Bovo and his campaigns have pushed through turbulence. Although never charged with a crime, he was mentioned in an absentee ballot investigation that led to the arrest of two campaign workers. He strenuously denied having anything to do with the problems — which led to two people being sentenced only to probation. “Any insinuation that my campaign hired [anyone] to do anything in violation of Florida law is just false,” he told the Miami Herald.
Bovo’s goal before he took his seat in June 2011 was to reform county government. In 2012, the commission passed term limits that restrict them to two four-year terms. While on the commission, Bovo also helped create a Transportation Infrastructure Improvement District (TIID) that is expected to generate $1.8 billion over 30 years for transportation improvements.
“We introduced term limits, which I thought was very important for our community,” he said. “I also wanted to increase the funding without having to raise taxes for transportation, and we were successful in doing so.”
Bovo’s mayoral campaign has raised over $3 million and has headquarters in Westchester. The candidate wants to improve quality of life, stimulate small businesses, promoting safety and ease transportation.
As a Republican in a mostly Democratic county, he has had to walk a tightrope. This summer when President Trump arrived in Miami-Dade in the midst of a coronavirus spike, Bovo welcomed him alongside Mayor Carlos Gimenez and Commissioner Jose “Pepe” Diaz. Although everyone but the president wore masks, Bovo removed his to speak with the President briefly before he departed.
The commissioner believes that the county has to work with businesses and municipalities to combat this virus.
“I think we need to invest more time in involving businesses because we need to realize that we might have to live with the virus for a pretty long time,” he said.

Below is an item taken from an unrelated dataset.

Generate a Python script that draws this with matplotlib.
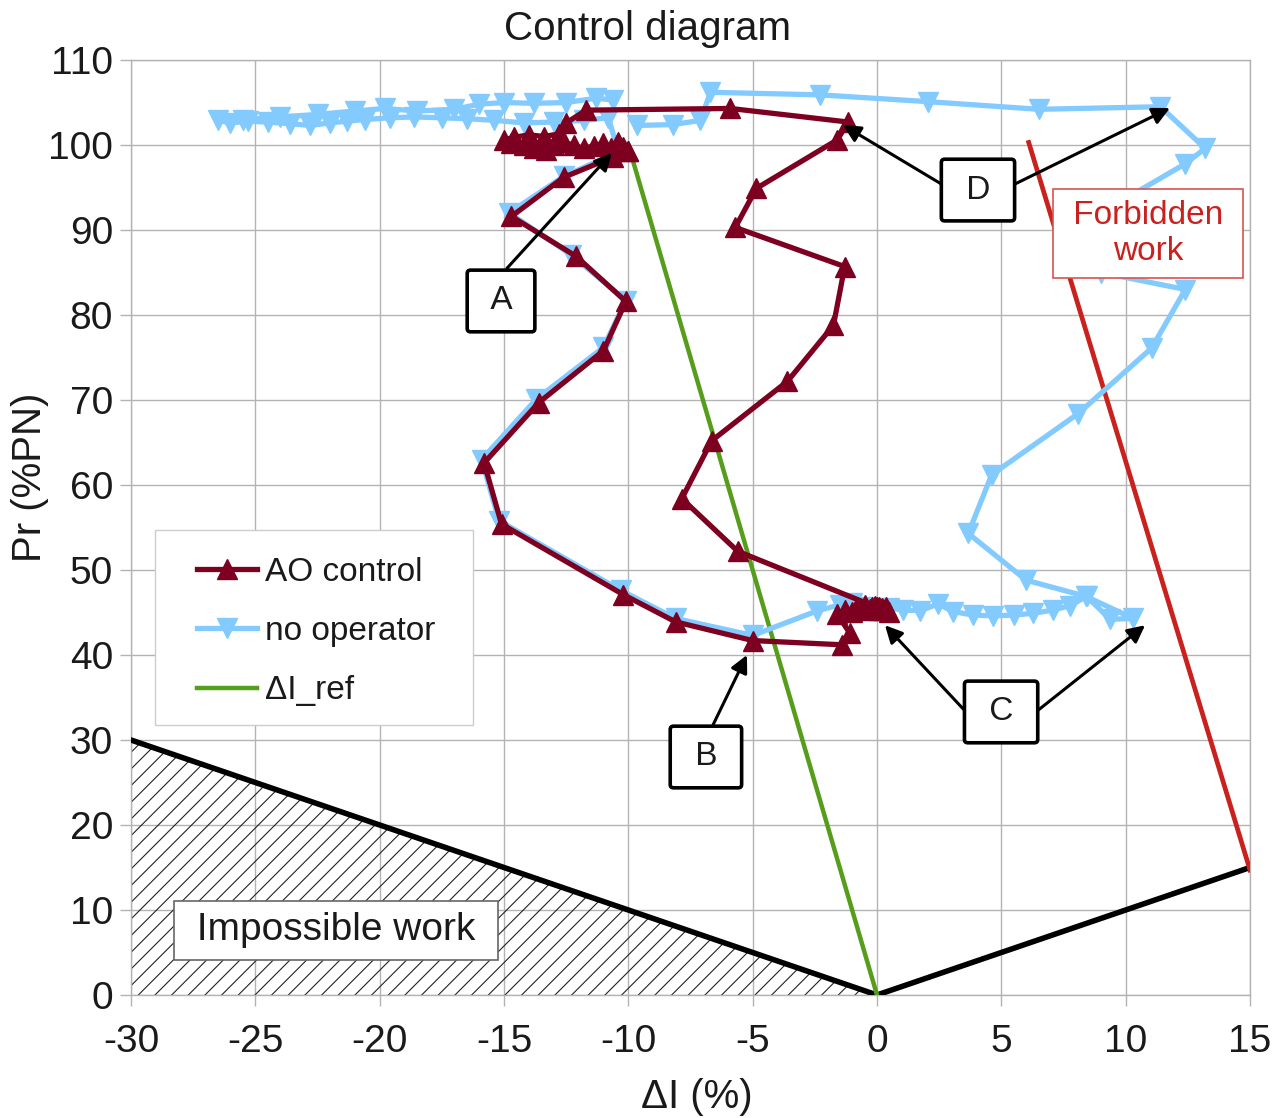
import matplotlib
matplotlib.use('Agg')
import matplotlib.pyplot as plt
from matplotlib.patches import Rectangle

plt.rcParams['font.family'] = ['Liberation Sans', 'DejaVu Sans']
plt.rcParams['axes.unicode_minus'] = False
plt.rcParams['hatch.linewidth'] = 0.8

# ---------------- data ----------------
ao_x = [-10.0, -10.6, -12.6, -14.7, -12.1, -10.1, -11.0, -13.6, -15.8, -15.1,
        -10.2, -8.1, -5.0, -1.4, -1.1, -1.6, -1.3, -1.0, -0.8, -0.5,
        -0.3, -0.1, 0.1, 0.3, 0.5, 0.35, 0.1, -0.2, 0.2, -0.4,
        0.0, -5.6, -7.85, -6.65, -3.6, -1.75, -1.3, -5.7, -4.85, -1.6,
        -1.15, -5.9, -11.7, -12.5, -12.8, -13.4, -14.0, -14.6, -15.0, -14.7,
        -14.2, -13.8, -13.3, -13.0, -12.6, -12.2, -11.8, -11.4, -11.0, -10.7,
        -10.4, -10.2, -10.0]
ao_y = [99.3, 98.6, 96.2, 91.6, 86.9, 81.6, 75.8, 69.7, 62.6, 55.4,
        47.1, 43.9, 41.7, 41.2, 42.6, 44.8, 45.3, 45.0, 45.6, 45.9,
        45.4, 45.8, 45.6, 45.3, 45.1, 45.6, 45.3, 45.6, 45.5, 45.3,
        45.6, 52.2, 58.4, 65.2, 72.2, 78.8, 85.7, 90.3, 94.9, 100.6,
        102.7, 104.3, 104.1, 102.6, 101.3, 101.0, 101.2, 100.9, 100.6, 100.2,
        100.0, 99.6, 99.4, 100.0, 100.3, 100.0, 99.6, 99.9, 100.2, 99.7,
        100.4, 99.8, 99.3]

no_x = [-10.6, -11.3, -12.5, -13.8, -15.0, -16.0, -17.0, -18.5, -19.8, -21.0,
        -22.5, -24.0, -25.5, -26.5, -26.0, -25.3, -24.5, -23.6, -22.8, -22.0,
        -21.3, -20.6, -19.6, -18.6, -17.5, -16.5, -15.4, -14.2, -13.0, -11.8,
        -10.8, -10.4, -12.6, -14.8, -12.3, -10.1, -11.0, -13.7, -15.9, -15.2,
        -10.3, -8.1, -5.0, -2.4, -1.5, -1.0, -0.5, 0.0, 0.5, 1.06,
        1.73, 2.46, 3.07, 3.87, 4.68, 5.49, 6.29, 7.09, 7.76, 8.43,
        9.37, 10.3, 8.4, 6.0, 3.67, 4.61, 8.09, 11.04, 12.4, 9.0,
        9.0, 12.4, 13.2, 11.4, 6.5, 2.05, -2.3, -6.7, -7.1, -8.2,
        -9.65]
no_y = [105.3, 105.5, 105.0, 104.9, 105.0, 104.8, 104.2, 104.0, 104.3, 104.0,
        103.6, 103.3, 103.0, 102.9, 102.6, 102.8, 102.7, 102.5, 102.3, 102.6,
        102.8, 103.0, 103.2, 103.3, 103.2, 103.1, 102.9, 102.6, 102.7, 102.9,
        103.2, 99.2, 96.3, 92.0, 87.1, 81.7, 76.2, 70.1, 63.0, 55.8,
        47.6, 44.3, 42.3, 45.2, 45.9, 46.1, 45.6, 45.4, 45.5, 45.3,
        45.2, 46.0, 45.1, 44.7, 44.6, 44.7, 44.9, 45.3, 45.8, 46.9,
        44.2, 44.3, 46.9, 48.8, 54.3, 61.2, 68.4, 76.1, 83.0, 85.0,
        92.0, 97.8, 99.6, 104.5, 104.2, 105.1, 105.9, 106.2, 102.9, 102.4,
        102.3]

ref_x = [-10, 0]
ref_y = [100, 0]
bound_x = [-30, 0, 15]
bound_y = [30, 0, 15]
forbid_x = [6.1, 15]
forbid_y = [100.3, 14.7]
impossible_x = [-30, -30, 0]
impossible_y = [0, 30, 0]

x_ticks = [-30, -25, -20, -15, -10, -5, 0, 5, 10, 15]
y_ticks = [0, 10, 20, 30, 40, 50, 60, 70, 80, 90, 100, 110]

# ---------------- figure ----------------
fig = plt.figure(figsize=(12.75, 11.18), dpi=100)
ax = fig.add_axes([0.10275, 0.11002, 0.87765, 0.83631])
ax.set_xlim(-30, 15)
ax.set_ylim(0, 110)
ax.set_xticks(x_ticks)
ax.set_yticks(y_ticks)
ax.grid(True, color='#b3b3b3', lw=1.0, zorder=0)
ax.set_axisbelow(True)
for s in ax.spines.values():
    s.set_color('#b3b3b3')
    s.set_linewidth(1.0)
ax.tick_params(axis='both', colors='#b3b3b3', labelcolor='#1a1a1a',
               labelsize=28, length=8, width=1.0)
ax.tick_params(axis='x', pad=13)
ax.tick_params(axis='y', pad=5)

# impossible region
ax.fill(impossible_x, impossible_y, facecolor='none', edgecolor='#222222',
        hatch='//', linewidth=0, zorder=1)
ax.plot(bound_x, bound_y, color='black', lw=4, zorder=3, solid_capstyle='round')
ax.plot(ref_x, ref_y, color='#579d1c', lw=3.2, zorder=3, label='\u0394I_ref')
ax.plot(forbid_x, forbid_y, color='#c9211e', lw=3.4, zorder=3)

ax.plot(no_x, no_y, color='#83caff', lw=3.8, marker='v', ms=14.5,
        zorder=4, label='no operator')
ax.plot(ao_x, ao_y, color='#7e0021', lw=3.8, marker='^', ms=14.5,
        zorder=5, label='AO control')

# arrows
arrows = [((-14.88, 85.5), (-10.66, 99.06)),
          ((-6.59, 31.8), (-5.23, 40.0)),
          ((3.58, 33.3), (0.32, 43.5)),
          ((6.39, 33.3), (10.78, 43.5)),
          ((2.65, 95.3), (-1.37, 102.35)),
          ((5.47, 95.3), (11.78, 104.35))]
for start, tip in arrows:
    ax.annotate('', xy=tip, xytext=start,
                arrowprops=dict(arrowstyle='-|>', color='black', lw=2.2,
                                mutation_scale=26, shrinkA=0, shrinkB=0),
                zorder=6)

box_kw = dict(boxstyle='round,pad=0.46,rounding_size=0.1', fc='white',
              ec='black', lw=2.6)
for lab, (bx, by) in {'A': (-15.12, 81.65), 'B': (-6.88, 28.0),
                      'C': (4.99, 33.3), 'D': (4.06, 94.7)}.items():
    ax.text(bx, by, ' ' + lab + ' ', fontsize=24, color='#1a1a1a',
            ha='center', va='center', bbox=box_kw, zorder=7)

ax.text(10.9, 89.6, ' Forbidden \nwork', fontsize=24, color='#c9211e',
        ha='center', va='center', linespacing=1.2,
        bbox=dict(boxstyle='square,pad=0.33', fc='white', ec='#d9534f', lw=1.2),
        zorder=7)
ax.text(-21.75, 7.6, ' Impossible work ', fontsize=28, color='#1a1a1a',
        ha='center', va='center',
        bbox=dict(boxstyle='square,pad=0.3', fc='white', ec='#666666', lw=1.2),
        zorder=7)

# legend (frame drawn separately to match the reference padding)
ax.add_patch(Rectangle((0.0214, 0.2888), 0.2842, 0.2086, transform=ax.transAxes,
                       facecolor='white', edgecolor='#cccccc', lw=1.0, zorder=8))
h, l = ax.get_legend_handles_labels()
order = [l.index('AO control'), l.index('no operator'), l.index('\u0394I_ref')]
leg = ax.legend([h[i] for i in order], [l[i] for i in order],
                loc='upper left', bbox_to_anchor=(0.059, 0.4689),
                fontsize=24, frameon=False, borderpad=0,
                labelspacing=0.85, handlelength=1.8, handletextpad=0.25,
                borderaxespad=0, numpoints=1)
leg.set_zorder(9)
for t in leg.get_texts():
    t.set_color('#1a1a1a')

# labels
ax.set_xlabel('\u0394I (%)', fontsize=29, color='#1a1a1a')
ax.xaxis.set_label_coords(0.506, -0.109)
ax.xaxis.label.set_verticalalignment('center')
ax.set_ylabel('Pr (%PN)', fontsize=29, color='#1a1a1a')
ax.yaxis.set_label_coords(-0.0903, 0.554)
ax.yaxis.label.set_verticalalignment('center')
fig.text(648 / 1275, 1 - 29 / 1118, 'Control diagram', fontsize=29,
         color='#1a1a1a', ha='center', va='center')

fig.savefig('out.png', dpi=100)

In order to combat the effects of climate change, Bovo believes Miamians must build smarter and reduce their carbon footprint. “I think that happens through better transportation grids and better development,” he said.
As a candidate, Bovo has strongly supported the police. He believes the police department should continue evolving, as it has during the last 30 to 40 years.
“Thankfully, a lot of the issues that we’ve seen in other parts of the country are not prevalent here today,” he said. “ But that doesn’t mean that we can’t look at our police department and work to better improve it.”
Bovo was one of four commissioners to vote against having a civilian oversight panel. He said, though, that appointing someone who is informed and understands police training and practices to oversee the department would be acceptable.
If elected mayor, Bovo plans on investing in transit. “We are a product of what we’ve developed over the many years, our transportation grid has not been traffic-friendly or transit-friendly,” he said. “Since I’ve been on the board, transportation has been my number one priority.”